Desde el sentido común se dota a la cárcel de una entidad mística, casi mágica, alejada y externa a la sociedad; como si fuera portadora de una lógica específica capaz de explicarse a sí misma. Cuando, en verdad y como es natural, lo que ocurre allí guarda mucha relación con lo que sucede afuera. La desinformación alimenta los prejuicios y el etiquetado frontal de la delincuencia. El rol de los medios masivos, como se podrá esperar, es protagónico. “Hay muy pocas cosas que solo pasan en las cárceles. Las personas privadas de su libertad no se sienten a gusto con el modo en el que son exhibidos por series como El Marginal o Policías en Acción. Se vuelven títeres de una espectacularización y un morbo que están a la orden del día”, opina Di Próspero. “El problema es el recorte: no es que no haya violencia, pero no es lo único que ocurre. Nunca muestran lo bueno, siempre eligen contar lo gris, lo oscuro. Hay experiencias de educación excelentes en San Martín, Devoto y Ezeiza pero esas cosas no venden”, comenta Lombraña.
Un modelo a seguir
El Plan Director de 1995 emergió en un contexto signado por la Reforma Constitucional implementada un año antes y la incorporación de todos los tratados internacionales de derechos humanos con incidencia directa respecto de lo que sucedía en las cárceles. Además se empezaba a debatir en torno a una ley de ejecución penal que, de hecho, se aprobó al año siguiente (1996). “El texto deja entrever cómo se comenzaba a pensar la política penitenciaria a largo plazo. Había quedado un poco obsoleta en relación a todo lo que estaba ocurriendo a mediados de los 90’s. Se asentó como un hito porque logró captar un espíritu que convocaba a los trabajadores penitenciarios en su función de resocializadores y no solo en su tarea tradicional de seguridad”, dice Lombraña. De esta manera, se configuró como modelo para todos los marcos normativos que se sucedieron en el tiempo. “Rescatamos su propuesta epistemológica, sobre todo, dos factores que pueden ser de mucha utilidad en estos tiempos: la responsabilidad estatal en materia de política penitenciaria, así como también la idea de justicia social”, apunta Ojeda.
La justicia social es un horizonte que supone, en principio, que aquellos seres humanos que terminaron en situación de detención no tuvieron acceso, previamente, a una serie de derechos que les fueron negados. “Pensada desde este prisma, apunta a garantizar derechos para las personas privadas de su libertad, así como también para los trabajadores. En el Plan Director de 1995, esta cuestión emerge de manera integral, es pensada a largo plazo y de manera sistematizada”, describe Lombraña. No obstante, hay otro antecedente de avanzada no solo para el país sino para la región.

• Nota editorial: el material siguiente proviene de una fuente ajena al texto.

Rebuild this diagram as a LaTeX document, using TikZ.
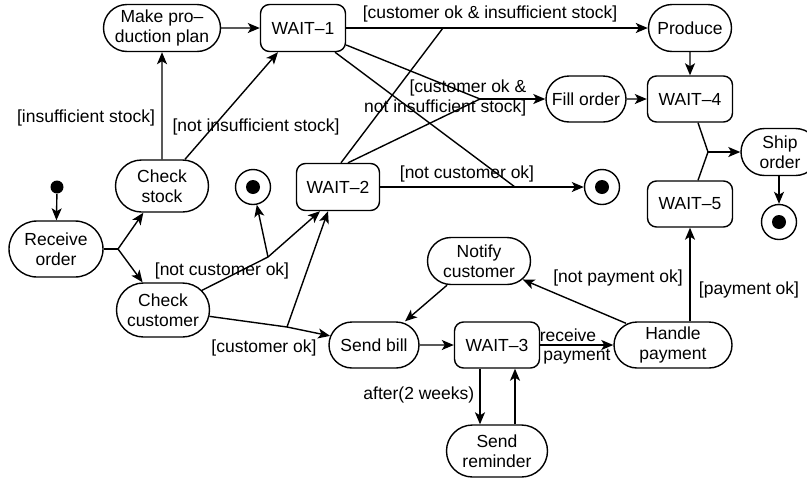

Fue Roberto Pettinato el encargado durante el primer peronismo de llevar los principios de la justicia social a las cárceles. Se desempeñó como Director Nacional de Institutos Penales y creó la Escuela Penitenciaria de la Nación. Propuso la jerarquización y mejorar la formación de los trabajadores, diseñó un estatuto para garantizar el ejercicio de sus derechos e instrumentó mejoras salariales y obra social específica para el rubro. Asimismo, al bienestar de los agentes penitenciarios se sumaron las conquistas de las personas en situación de prisión: la abolición del uniforme a rayas y el acceso a la educación (escuelas que comenzaron a ser gestionadas dentro de las cárceles), a mejores condiciones de salud y trabajo.